BEGIN RECORDED INFORMATION

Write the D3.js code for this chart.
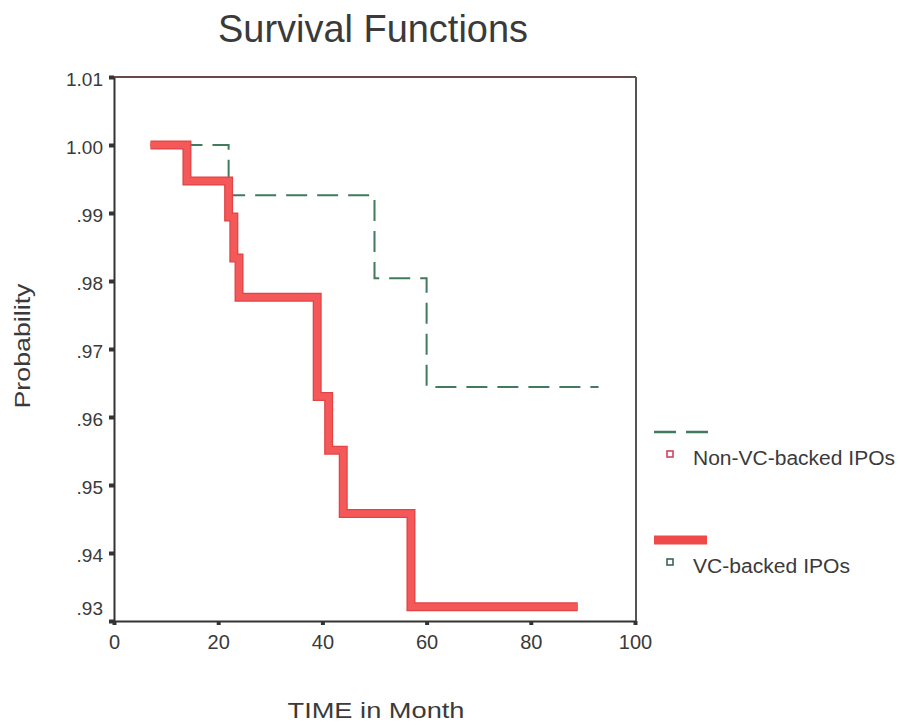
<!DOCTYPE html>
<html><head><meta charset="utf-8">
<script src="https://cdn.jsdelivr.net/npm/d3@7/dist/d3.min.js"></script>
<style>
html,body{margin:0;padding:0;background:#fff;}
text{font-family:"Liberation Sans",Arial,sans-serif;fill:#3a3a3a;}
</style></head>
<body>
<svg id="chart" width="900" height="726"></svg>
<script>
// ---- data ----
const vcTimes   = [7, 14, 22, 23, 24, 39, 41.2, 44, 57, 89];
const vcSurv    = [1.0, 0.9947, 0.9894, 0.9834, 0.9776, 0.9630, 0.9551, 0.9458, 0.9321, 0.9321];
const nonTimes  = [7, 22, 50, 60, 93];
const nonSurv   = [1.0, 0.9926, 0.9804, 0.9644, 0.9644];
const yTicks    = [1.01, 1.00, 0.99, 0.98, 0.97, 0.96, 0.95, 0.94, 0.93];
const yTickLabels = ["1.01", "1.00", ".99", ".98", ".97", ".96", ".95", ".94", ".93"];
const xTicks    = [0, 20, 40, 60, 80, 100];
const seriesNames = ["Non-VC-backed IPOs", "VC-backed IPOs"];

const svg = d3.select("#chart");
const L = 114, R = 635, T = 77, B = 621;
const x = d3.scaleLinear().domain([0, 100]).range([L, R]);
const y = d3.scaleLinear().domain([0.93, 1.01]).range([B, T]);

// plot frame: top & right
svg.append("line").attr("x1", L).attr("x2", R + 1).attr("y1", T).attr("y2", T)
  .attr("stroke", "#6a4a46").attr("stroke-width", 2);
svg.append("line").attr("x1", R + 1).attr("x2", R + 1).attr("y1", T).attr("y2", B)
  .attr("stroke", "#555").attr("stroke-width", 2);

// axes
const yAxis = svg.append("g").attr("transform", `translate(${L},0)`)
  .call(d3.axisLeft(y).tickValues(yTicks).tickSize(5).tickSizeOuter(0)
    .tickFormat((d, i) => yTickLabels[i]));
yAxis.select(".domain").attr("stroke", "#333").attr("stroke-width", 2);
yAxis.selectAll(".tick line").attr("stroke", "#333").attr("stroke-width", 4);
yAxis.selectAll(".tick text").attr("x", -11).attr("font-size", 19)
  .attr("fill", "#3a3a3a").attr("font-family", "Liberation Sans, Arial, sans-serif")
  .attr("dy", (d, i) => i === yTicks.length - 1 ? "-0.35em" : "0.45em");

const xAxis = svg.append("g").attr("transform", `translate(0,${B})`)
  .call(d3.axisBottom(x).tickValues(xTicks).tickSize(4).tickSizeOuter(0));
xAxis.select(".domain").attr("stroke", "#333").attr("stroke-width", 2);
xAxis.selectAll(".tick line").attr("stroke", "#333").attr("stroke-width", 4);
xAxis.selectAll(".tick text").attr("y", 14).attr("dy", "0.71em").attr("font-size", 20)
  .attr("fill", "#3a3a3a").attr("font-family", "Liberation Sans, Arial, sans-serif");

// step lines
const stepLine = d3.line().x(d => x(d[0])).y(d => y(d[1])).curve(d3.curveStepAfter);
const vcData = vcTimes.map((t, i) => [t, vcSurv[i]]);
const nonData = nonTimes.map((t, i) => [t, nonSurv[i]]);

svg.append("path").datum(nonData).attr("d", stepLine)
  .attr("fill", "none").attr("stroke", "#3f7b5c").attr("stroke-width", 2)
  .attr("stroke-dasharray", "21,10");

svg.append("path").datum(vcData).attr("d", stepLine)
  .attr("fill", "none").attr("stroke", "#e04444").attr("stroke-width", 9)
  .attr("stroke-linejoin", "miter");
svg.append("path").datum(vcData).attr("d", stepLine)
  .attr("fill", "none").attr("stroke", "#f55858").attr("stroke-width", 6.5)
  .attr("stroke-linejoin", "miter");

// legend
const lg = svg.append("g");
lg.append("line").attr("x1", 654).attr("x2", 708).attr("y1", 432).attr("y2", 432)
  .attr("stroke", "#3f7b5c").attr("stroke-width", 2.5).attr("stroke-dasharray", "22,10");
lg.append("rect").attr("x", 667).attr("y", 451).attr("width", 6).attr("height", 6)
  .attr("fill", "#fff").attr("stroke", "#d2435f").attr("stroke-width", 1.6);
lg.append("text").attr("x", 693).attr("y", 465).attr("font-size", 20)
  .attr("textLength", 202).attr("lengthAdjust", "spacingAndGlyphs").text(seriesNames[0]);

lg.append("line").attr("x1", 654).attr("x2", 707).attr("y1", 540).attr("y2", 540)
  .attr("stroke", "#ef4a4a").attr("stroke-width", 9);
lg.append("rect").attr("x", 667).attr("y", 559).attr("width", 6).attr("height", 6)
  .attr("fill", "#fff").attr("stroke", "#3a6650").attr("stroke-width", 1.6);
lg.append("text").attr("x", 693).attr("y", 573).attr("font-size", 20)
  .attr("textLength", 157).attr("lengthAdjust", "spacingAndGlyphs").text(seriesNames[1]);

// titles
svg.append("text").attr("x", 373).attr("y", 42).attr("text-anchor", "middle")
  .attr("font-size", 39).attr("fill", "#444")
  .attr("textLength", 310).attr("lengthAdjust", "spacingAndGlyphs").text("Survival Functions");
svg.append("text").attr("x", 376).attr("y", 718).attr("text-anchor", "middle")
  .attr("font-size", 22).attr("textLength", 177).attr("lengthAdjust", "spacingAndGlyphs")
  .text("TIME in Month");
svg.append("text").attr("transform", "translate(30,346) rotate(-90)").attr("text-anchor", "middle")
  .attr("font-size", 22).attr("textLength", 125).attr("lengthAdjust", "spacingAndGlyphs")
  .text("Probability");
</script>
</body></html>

END RECORDED INFORMATION

### SET EXERCISE
Repeat the listing above from its first line through the line that contains "i === yTicks.length", both included, and nothing more. Drop the pictures.

### THE OUTPUT
Write the D3.js code for this chart.
<!DOCTYPE html>
<html><head><meta charset="utf-8">
<script src="https://cdn.jsdelivr.net/npm/d3@7/dist/d3.min.js"></script>
<style>
html,body{margin:0;padding:0;background:#fff;}
text{font-family:"Liberation Sans",Arial,sans-serif;fill:#3a3a3a;}
</style></head>
<body>
<svg id="chart" width="900" height="726"></svg>
<script>
// ---- data ----
const vcTimes   = [7, 14, 22, 23, 24, 39, 41.2, 44, 57, 89];
const vcSurv    = [1.0, 0.9947, 0.9894, 0.9834, 0.9776, 0.9630, 0.9551, 0.9458, 0.9321, 0.9321];
const nonTimes  = [7, 22, 50, 60, 93];
const nonSurv   = [1.0, 0.9926, 0.9804, 0.9644, 0.9644];
const yTicks    = [1.01, 1.00, 0.99, 0.98, 0.97, 0.96, 0.95, 0.94, 0.93];
const yTickLabels = ["1.01", "1.00", ".99", ".98", ".97", ".96", ".95", ".94", ".93"];
const xTicks    = [0, 20, 40, 60, 80, 100];
const seriesNames = ["Non-VC-backed IPOs", "VC-backed IPOs"];

const svg = d3.select("#chart");
const L = 114, R = 635, T = 77, B = 621;
const x = d3.scaleLinear().domain([0, 100]).range([L, R]);
const y = d3.scaleLinear().domain([0.93, 1.01]).range([B, T]);

// plot frame: top & right
svg.append("line").attr("x1", L).attr("x2", R + 1).attr("y1", T).attr("y2", T)
  .attr("stroke", "#6a4a46").attr("stroke-width", 2);
svg.append("line").attr("x1", R + 1).attr("x2", R + 1).attr("y1", T).attr("y2", B)
  .attr("stroke", "#555").attr("stroke-width", 2);

// axes
const yAxis = svg.append("g").attr("transform", `translate(${L},0)`)
  .call(d3.axisLeft(y).tickValues(yTicks).tickSize(5).tickSizeOuter(0)
    .tickFormat((d, i) => yTickLabels[i]));
yAxis.select(".domain").attr("stroke", "#333").attr("stroke-width", 2);
yAxis.selectAll(".tick line").attr("stroke", "#333").attr("stroke-width", 4);
yAxis.selectAll(".tick text").attr("x", -11).attr("font-size", 19)
  .attr("fill", "#3a3a3a").attr("font-family", "Liberation Sans, Arial, sans-serif")
  .attr("dy", (d, i) => i === yTicks.length - 1 ? "-0.35em" : "0.45em");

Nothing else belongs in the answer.